What we will get in the long term is another desperately poor, basket case-type country whose prime product will be terrorists and guerrilla fighters.

MT: Who perpetrates these terrible acts of war; is it just the guy next door?

Ehrenreich: Yes, potentially. War produces a certain kind of person; a certain kind of man. It brutalizes, but it also produces men who get addicted to the warrior life, to its thrills, to the solidarity you have with your fellow soldiers.

It’s not just that warriorlike men make war, but war turns around and makes more warriorlike men. The bombing now in Serbia, the ethnic cleansing in Kosovo, is incubating the young men, and the girls too, who will be the terrorists and angry guerrilla fighters of tomorrow.

MT: Is this just a male characteristic? I’ve heard feminists speak only half-jokingly about testosterone poisoning.

Ehrenreich: First I’ll say it’s not so clear that it’s something innate to men, although I started with that analysis myself, as a feminist. Yes. There is something wrong with them. But a lot of that breaks down. Testosterone, for example, is not so clearly linked to aggression. That sort of fades away if you look at the actual research and controlled psychological laboratory studies.

These studies show very little difference between men and women. Women, when they’ve had the chance, fought in wars again and again, certainly in this century. They’ve taken part in wars of national liberation. They fought during World War II in the regular Soviet army against the Germans. It doesn’t seem to be so absolutely a male vs. female sort of thing.

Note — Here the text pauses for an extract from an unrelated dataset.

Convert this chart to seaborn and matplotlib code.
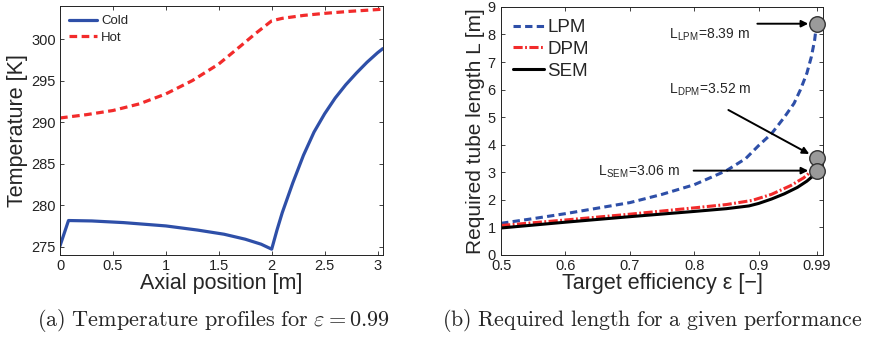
import numpy as np
import pandas as pd
import matplotlib
matplotlib.use("Agg")
import matplotlib.pyplot as plt
import seaborn as sns

# --- data (a): temperature profiles ---
cold_x = [0, 0.08, 0.3, 0.6, 1.0, 1.3, 1.55, 1.75, 1.9, 2.0, 2.05, 2.1, 2.2, 2.3,
          2.4, 2.5, 2.6, 2.7, 2.8, 2.9, 3.0, 3.05]
cold_t = [275.1, 278.15, 278.1, 277.9, 277.5, 277.0, 276.5, 275.9, 275.3, 274.7,
          277.0, 279.1, 282.7, 286.0, 288.8, 291.0, 292.9, 294.5, 295.9, 297.2,
          298.35, 298.85]
hot_x = [0, 0.25, 0.5, 0.75, 1.0, 1.25, 1.5, 1.7, 1.85, 2.0, 2.1, 2.3, 2.5, 2.75, 3.05]
hot_t = [290.5, 290.9, 291.4, 292.2, 293.4, 295.0, 297.0, 299.1, 300.7, 302.2,
         302.5, 302.85, 303.1, 303.35, 303.6]

# --- data (b): required length ---
lpm_eps = [0.5, 0.55, 0.6, 0.65, 0.7, 0.75, 0.8, 0.85, 0.88, 0.9, 0.92, 0.94,
           0.955, 0.965, 0.975, 0.982, 0.987, 0.99]
lpm_len = [1.15, 1.32, 1.5, 1.7, 1.9, 2.2, 2.55, 3.06, 3.5, 3.97, 4.4, 5.0,
           5.5, 6.0, 6.6, 7.2, 7.8, 8.39]
dpm_eps = [0.5, 0.6, 0.7, 0.8, 0.85, 0.89, 0.92, 0.95, 0.97, 0.98, 0.985, 0.99]
dpm_len = [1.07, 1.27, 1.48, 1.71, 1.83, 1.98, 2.2, 2.52, 2.8, 3.0, 3.15, 3.52]
sem_eps = [0.5, 0.6, 0.7, 0.8, 0.85, 0.885, 0.9, 0.92, 0.94, 0.96, 0.975, 0.985, 0.99]
sem_len = [0.98, 1.19, 1.39, 1.58, 1.68, 1.78, 1.87, 2.03, 2.22, 2.45, 2.68, 2.88, 3.06]

final_eps = [0.99, 0.99, 0.99]
final_len = [8.39, 3.52, 3.06]

BLUE = "#2E4FA8"
RED = "#F22B2B"

sns.set_style("ticks")
plt.rcParams["font.family"] = ["Liberation Sans", "DejaVu Sans"]
plt.rcParams["mathtext.fontset"] = "cm"

fig = plt.figure(figsize=(8.7, 3.38), dpi=100)
ax1 = fig.add_axes([0.069, 0.2456, 0.371, 0.737])
ax2 = fig.add_axes([0.576, 0.2456, 0.370, 0.734])

# (a)
df_cold = pd.DataFrame({"x": cold_x, "T": cold_t})
df_hot = pd.DataFrame({"x": hot_x, "T": hot_t})
sns.lineplot(data=df_cold, x="x", y="T", ax=ax1, color=BLUE, lw=2.3,
             sort=False, estimator=None, label="Cold")
sns.lineplot(data=df_hot, x="x", y="T", ax=ax1, color=RED, lw=2.3,
             sort=False, estimator=None, label="Hot")
ax1.lines[1].set_linestyle((0, (2.4, 1.4)))
ax1.set_xlim(0, 3.05)
ax1.set_ylim(274, 304)
ax1.set_xticks([0, 0.5, 1, 1.5, 2, 2.5, 3])
ax1.set_xticklabels(["0", "0.5", "1", "1.5", "2", "2.5", "3"])
ax1.set_yticks([275, 280, 285, 290, 295, 300])
ax1.set_xlabel("Axial position [m]", fontsize=15.5, labelpad=0)
ax1.set_ylabel("Temperature [K]", fontsize=15.5, labelpad=2)
ax1.legend(loc="upper left", frameon=False, fontsize=9.5, handlelength=2.1,
           handletextpad=0.3, labelspacing=0.3, borderaxespad=0.3)

# (b)
df_lpm = pd.DataFrame({"eps": lpm_eps, "L": lpm_len})
df_dpm = pd.DataFrame({"eps": dpm_eps, "L": dpm_len})
df_sem = pd.DataFrame({"eps": sem_eps, "L": sem_len})
sns.lineplot(data=df_lpm, x="eps", y="L", ax=ax2, color=BLUE, lw=2.2,
             sort=False, estimator=None, label="LPM")
sns.lineplot(data=df_dpm, x="eps", y="L", ax=ax2, color=RED, lw=2.2,
             sort=False, estimator=None, label="DPM")
sns.lineplot(data=df_sem, x="eps", y="L", ax=ax2, color="black", lw=2.2,
             sort=False, estimator=None, label="SEM")
ax2.lines[0].set_linestyle((0, (2.4, 1.4)))
ax2.lines[1].set_linestyle((0, (3.0, 0.8, 0.6, 0.8)))

df_fin = pd.DataFrame({"eps": final_eps, "L": final_len})
sns.scatterplot(data=df_fin, x="eps", y="L", ax=ax2, s=125, color="#9A9A9A",
                edgecolor="#333333", linewidth=1.0, zorder=5, clip_on=False,
                legend=False)

arrow = dict(arrowstyle="-|>", color="black", lw=1.4, mutation_scale=10,
             shrinkA=0, shrinkB=6)
ax2.annotate("", xy=(final_eps[0], final_len[0]), xytext=(0.898, final_len[0]),
             arrowprops=arrow)
ax2.annotate("", xy=(final_eps[1], final_len[1]), xytext=(0.853, 5.26),
             arrowprops=arrow)
ax2.annotate("", xy=(final_eps[2], final_len[2]), xytext=(0.799, final_len[2]),
             arrowprops=arrow)
ax2.text(0.761, 8.0, r"L$_{\mathregular{LPM}}$=8.39 m", fontsize=10, va="center")
ax2.text(0.761, 6.0, r"L$_{\mathregular{DPM}}$=3.52 m", fontsize=10, va="center")
ax2.text(0.65, 3.03, r"L$_{\mathregular{SEM}}$=3.06 m", fontsize=10, va="center")

ax2.set_xlim(0.5, 1.0)
ax2.set_ylim(0, 9)
ax2.set_xticks([0.5, 0.6, 0.7, 0.8, 0.9, 0.99])
ax2.set_xticklabels(["0.5", "0.6", "0.7", "0.8", "0.9", "0.99"])
ax2.set_yticks(range(0, 10))
ax2.set_xlabel("Target efficiency ε [−]", fontsize=15.5, labelpad=0)
ax2.set_ylabel("Required tube length L [m]", fontsize=15, labelpad=2)
ax2.legend(loc="upper left", frameon=False, fontsize=13.5, handlelength=1.65,
           handletextpad=0.15, labelspacing=0.25, borderaxespad=0.25)

for ax in (ax1, ax2):
    ax.tick_params(direction="in", length=3, width=0.6, labelsize=10.5,
                   top=True, right=True, pad=3, colors="#222222")
    for sp in ax.spines.values():
        sp.set_linewidth(0.7)
        sp.set_color("#222222")
ax2.tick_params(axis="y", pad=4)

fig.text(0.245, 0.053,
         r"$\mathrm{(a)\ Temperature\ profiles\ for\ }\varepsilon = 0.99$",
         ha="center", va="center", fontsize=16)
fig.text(0.750, 0.053,
         r"$\mathrm{(b)\ Required\ length\ for\ a\ given\ performance}$",
         ha="center", va="center", fontsize=15.8)

fig.savefig("out.png", dpi=100)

MT: Some Serbs feel the Russians will come to their rescue. NATO thinks they don’t have to worry about them

Ehrenreich: This problem goes back to the reformation of NATO a few years ago. At that moment there should have been concern about the addition of the three postcommunist nations — Poland, the Czech Republic and Hungary. Russia sat there saying, "We thought NATO existed to defend Europe against the Soviet Union. There is no Soviet Union today. Why do you need this military alliance? And, if you’re building a military alliance that deals with the whole Eurasian continent, why do you leave out Russia and the fragments of the former Soviet Union?"

The re-creation of NATO was a menacing move to Russia and the only explanation for doing it is that NATO is a major arms market. The United States is the biggest arms merchant in the world and we need it to exist even if there is no enemy because of the economic addiction we have to militarism through arms manufacturing and marketing.

MT: Can we count on a rational response from all the parties involved?

Ehrenreich: People suspend their normal rational judgment when the shooting starts. Also, there’s one very serious matter going on between the United States and Russia. We are attempting to get them straightened out as far as Y2K goes, so that their nuclear weapons don’t just shoot off spontaneously when the date changes on New Year’s Day 2000. Russia recently terminated its Y2K compliance program with the U.S., and that’s terrifying.